-------- Data excerpt

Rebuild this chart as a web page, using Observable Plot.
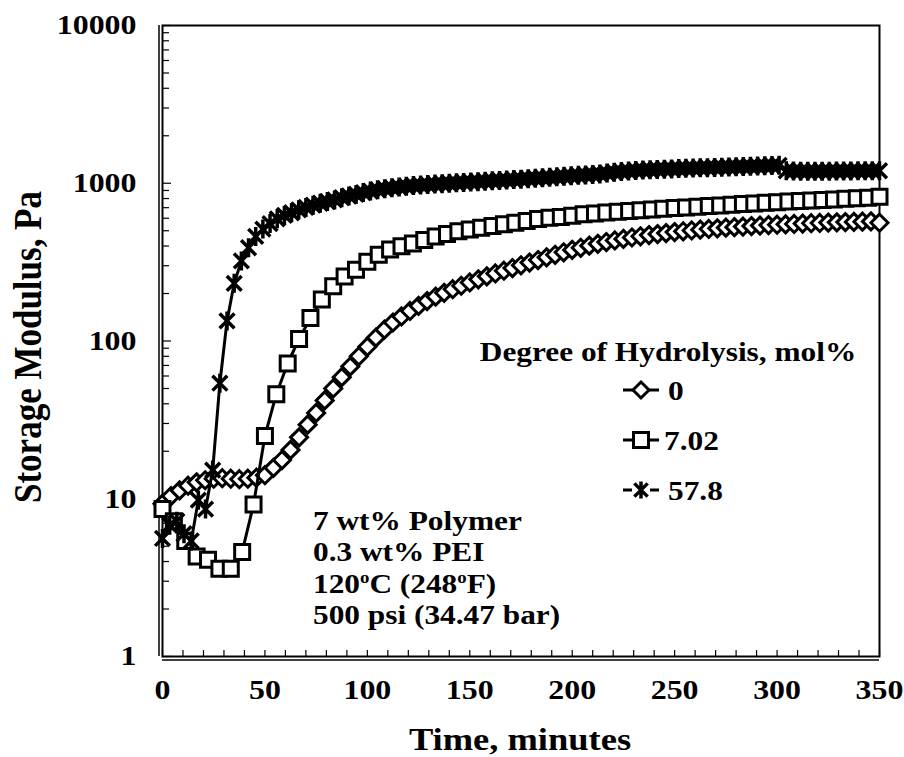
<!DOCTYPE html>
<html>
<head>
<meta charset="utf-8">
<script src="https://cdn.jsdelivr.net/npm/d3@7"></script>
<script src="https://cdn.jsdelivr.net/npm/@observablehq/plot@0.6"></script>
<style>
  body { margin: 0; background: #fff; }
  #chart svg { display: block; }
</style>
</head>
<body>
<div id="chart"></div>
<script>
// Degree of hydrolysis (mol%) of each polymer sample
const series = ["0", "7.02", "57.8"];

// Sampling times (minutes) of each rheometer run
const time0 = d3.range(0, 350.001, 50 / 12);
const time1 = d3.range(0, 350.001, 50 / 9);
const time2 = d3.range(0, 350.001, 3.5);

// Storage modulus G' (Pa), 0 mol% hydrolysis
const modulus0 = [9.3, 10.4, 11.3, 12.1, 12.7, 13.1, 13.4, 13.5, 13.4, 13.3,
  13.4, 13.6, 14.1, 15.7, 17.6, 20.4, 24.5, 29.5, 35, 42,
  50, 59, 69, 80, 92, 105, 118, 131, 143, 155,
  167, 179, 191, 202, 213, 224, 235, 246, 257, 268,
  279, 290, 302, 314, 326, 339, 352, 365, 378, 390,
  402, 413, 424, 434, 444, 453, 461, 469, 476, 483,
  490, 496, 502, 508, 513, 518, 523, 527, 531, 535,
  539, 543, 546, 549, 552, 555, 558, 560, 563, 565,
  567, 569, 571, 573, 562];

// Storage modulus G' (Pa), 7.02 mol% hydrolysis
const modulus1 = [8.6, 7.2, 5.4, 4.3, 4.1, 3.6, 3.6, 4.6, 9.2, 25,
  46, 72, 103, 140, 183, 222, 256, 283, 318, 352,
  380, 398, 415, 437, 460, 476, 496, 510, 523, 535,
  550, 562, 576, 593, 605, 612, 622, 637, 644, 652,
  660, 667, 674, 681, 688, 696, 703, 710, 717, 724,
  731, 738, 745, 752, 759, 765, 771, 778, 784, 790,
  797, 803, 810, 821];

// Storage modulus G' (Pa), 57.8 mol% hydrolysis
const modulus2 = [5.6, 6.8, 7.2, 6.0, 5.4, 9.8, 8.6, 15.2, 54, 134,
  232, 322, 390, 460, 512, 555, 595, 625, 650, 678,
  703, 726, 747, 766, 784, 810, 830, 850, 873, 892,
  910, 924, 936, 947, 957, 966, 974, 981, 988, 994,
  1000, 1006, 1012, 1018, 1024, 1030, 1036, 1042, 1048, 1055,
  1062, 1069, 1076, 1083, 1090, 1098, 1106, 1114, 1122, 1130,
  1138, 1146, 1160, 1175, 1185, 1195, 1205, 1212, 1218, 1223,
  1228, 1233, 1238, 1243, 1248, 1252, 1256, 1260, 1264, 1268,
  1272, 1276, 1280, 1285, 1290, 1295, 1300, 1200, 1195, 1192,
  1190, 1190, 1192, 1193, 1195, 1196, 1197, 1198, 1199, 1200, 1200];

// Axis ticks
const xLabelTicks = [0, 50, 100, 150, 200, 250, 300, 350];
const xMinorTicks = d3.range(0, 351, 10);
const yLabelTicks = [1, 10, 100, 1000, 10000];
const yMinorTicks = [1, 10, 100, 1000].flatMap(d => [2, 3, 4, 5, 6, 7, 8, 9].map(k => k * d));

const rows = (times, values) => times.map((t, i) => ({t, g: values[i]}));
const data0 = rows(time0, modulus0);
const data1 = rows(time1, modulus1);
const data2 = rows(time2, modulus2);

// Marker shapes (size = pi * r^2, so half-extent = r)
const openDiamond = {
  draw(ctx, size) {
    const h = Math.sqrt(size / Math.PI);
    ctx.moveTo(0, -h); ctx.lineTo(h, 0); ctx.lineTo(0, h); ctx.lineTo(-h, 0); ctx.closePath();
  }
};
const openSquare = {
  draw(ctx, size) {
    const h = Math.sqrt(size / Math.PI);
    ctx.moveTo(-h, -h); ctx.lineTo(h, -h); ctx.lineTo(h, h); ctx.lineTo(-h, h); ctx.closePath();
  }
};
const star = {
  draw(ctx, size) {
    const h = Math.sqrt(size / Math.PI), d = h * 0.78;
    ctx.moveTo(-d, -d); ctx.lineTo(d, d);
    ctx.moveTo(-d, d); ctx.lineTo(d, -d);
    ctx.moveTo(0, -h); ctx.lineTo(0, h);
  }
};

const font = "'Liberation Serif', 'Times New Roman', serif";
const stretch = 1.14;

const chart = Plot.plot({
  width: 904,
  height: 757,
  marginTop: 25,
  marginBottom: 101,
  marginLeft: 162,
  marginRight: 25,
  style: {fontFamily: font, fontWeight: "bold", background: "#fff", color: "#000", overflow: "visible"},
  x: {domain: [0, 350]},
  y: {type: "log", domain: [1, 10000]},
  marks: [
    Plot.frame({stroke: "#000", strokeWidth: 2}),
    Plot.ruleX([0], {dx: -3.5, stroke: "#000", strokeWidth: 1.5}),
    Plot.ruleY([1], {dy: 3.5, stroke: "#000", strokeWidth: 1.5}),
    Plot.axisY({ticks: yLabelTicks, tickSize: 0, tickPadding: 26, tickFormat: d => String(d),
      fontSize: 28, fontWeight: "bold", label: null}),
    Plot.axisY({ticks: yLabelTicks, tickSize: -9, tickFormat: () => "", label: null, strokeWidth: 1.2}),
    Plot.axisY({ticks: yMinorTicks, tickSize: -7, tickFormat: () => "", label: null, strokeWidth: 1.2}),
    Plot.axisX({ticks: xLabelTicks, tickSize: 0, tickPadding: 23, tickFormat: d => String(d),
      fontSize: 28, fontWeight: "bold", label: null}),
    Plot.axisX({ticks: xMinorTicks, tickSize: -6, tickFormat: () => "", label: null, strokeWidth: 1.2}),

    Plot.line(data0, {x: "t", y: "g", stroke: "#000", strokeWidth: 3}),
    Plot.dot(data0, {x: "t", y: "g", symbol: openDiamond, r: 8.5, fill: "#fff", stroke: "#000", strokeWidth: 3}),
    Plot.line(data1, {x: "t", y: "g", stroke: "#000", strokeWidth: 3}),
    Plot.dot(data1, {x: "t", y: "g", symbol: openSquare, r: 7.5, fill: "#fff", stroke: "#000", strokeWidth: 3}),
    Plot.line(data2, {x: "t", y: "g", stroke: "#000", strokeWidth: 3}),
    Plot.dot(data2, {x: "t", y: "g", symbol: star, r: 9.5, fill: "none", stroke: "#000", strokeWidth: 3.5})
  ]
});

document.getElementById("chart").appendChild(chart);
const svg = d3.select(chart);

// Slightly widened serif lettering for the tick labels
svg.selectAll("g[aria-label$='tick label'] text").each(function () {
  const tr = this.getAttribute("transform") || "";
  this.setAttribute("transform", tr + ` scale(${stretch},1)`);
});

const addText = (x, y, size, anchor, parts, extra = "") => {
  const t = svg.append("text")
    .attr("transform", `translate(${x},${y}) scale(${stretch},1)${extra}`)
    .attr("font-family", font)
    .attr("font-weight", "bold")
    .attr("font-size", size)
    .attr("text-anchor", anchor)
    .attr("fill", "#000");
  for (const p of [].concat(parts)) {
    if (typeof p === "string") t.append("tspan").text(p);
    else t.append("tspan").attr("baseline-shift", "super").attr("font-size", size * 0.6).text(p.sup);
  }
  return t;
};

// Axis titles
addText(520, 750, 32, "middle", "Time, minutes");
addText(41, 347, 35, "middle", "Storage Modulus, Pa", " rotate(-90)");

// Legend
addText(668, 361, 27.5, "middle", "Degree of Hydrolysis, mol%");
const legendRows = [
  {label: series[0], symbol: openDiamond, r: 8, fill: "#fff", sw: 3, y: 390, dashed: false, lx: 668},
  {label: series[1], symbol: openSquare, r: 7.5, fill: "#fff", sw: 3, y: 440, dashed: false, lx: 664},
  {label: series[2], symbol: star, r: 8.5, fill: "none", sw: 3.5, y: 490, dashed: true, lx: 668}
];
const mx = 641;
for (const row of legendRows) {
  const segs = row.dashed ? [[623, 632], [650, 659]] : [[623, 659]];
  for (const [a, b] of segs) {
    svg.append("line").attr("x1", a).attr("x2", b).attr("y1", row.y).attr("y2", row.y)
      .attr("stroke", "#000").attr("stroke-width", 3);
  }
  svg.append("path")
    .attr("d", d3.symbol(row.symbol, Math.PI * row.r * row.r)())
    .attr("transform", `translate(${mx},${row.y})`)
    .attr("fill", row.fill).attr("stroke", "#000").attr("stroke-width", row.sw);
  addText(row.lx, row.y + 9.5, 27.5, "start", row.label);
}

// Test conditions
const notes = [
  ["7 wt% Polymer"],
  ["0.3 wt% PEI"],
  ["120", {sup: "o"}, "C (248", {sup: "o"}, "F)"],
  ["500 psi (34.47 bar)"]
];
notes.forEach((parts, i) => addText(313, 529.5 + i * 31.5, 27.5, "start", parts));
</script>
</body>
</html>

----------------

**Problem statement:** Without the pictures, return the listing above from its first line through the line that has "567, 569, 571, 573, 562];".

**Answer below:**
Rebuild this chart as a web page, using Observable Plot.
<!DOCTYPE html>
<html>
<head>
<meta charset="utf-8">
<script src="https://cdn.jsdelivr.net/npm/d3@7"></script>
<script src="https://cdn.jsdelivr.net/npm/@observablehq/plot@0.6"></script>
<style>
  body { margin: 0; background: #fff; }
  #chart svg { display: block; }
</style>
</head>
<body>
<div id="chart"></div>
<script>
// Degree of hydrolysis (mol%) of each polymer sample
const series = ["0", "7.02", "57.8"];

// Sampling times (minutes) of each rheometer run
const time0 = d3.range(0, 350.001, 50 / 12);
const time1 = d3.range(0, 350.001, 50 / 9);
const time2 = d3.range(0, 350.001, 3.5);

// Storage modulus G' (Pa), 0 mol% hydrolysis
const modulus0 = [9.3, 10.4, 11.3, 12.1, 12.7, 13.1, 13.4, 13.5, 13.4, 13.3,
  13.4, 13.6, 14.1, 15.7, 17.6, 20.4, 24.5, 29.5, 35, 42,
  50, 59, 69, 80, 92, 105, 118, 131, 143, 155,
  167, 179, 191, 202, 213, 224, 235, 246, 257, 268,
  279, 290, 302, 314, 326, 339, 352, 365, 378, 390,
  402, 413, 424, 434, 444, 453, 461, 469, 476, 483,
  490, 496, 502, 508, 513, 518, 523, 527, 531, 535,
  539, 543, 546, 549, 552, 555, 558, 560, 563, 565,
  567, 569, 571, 573, 562];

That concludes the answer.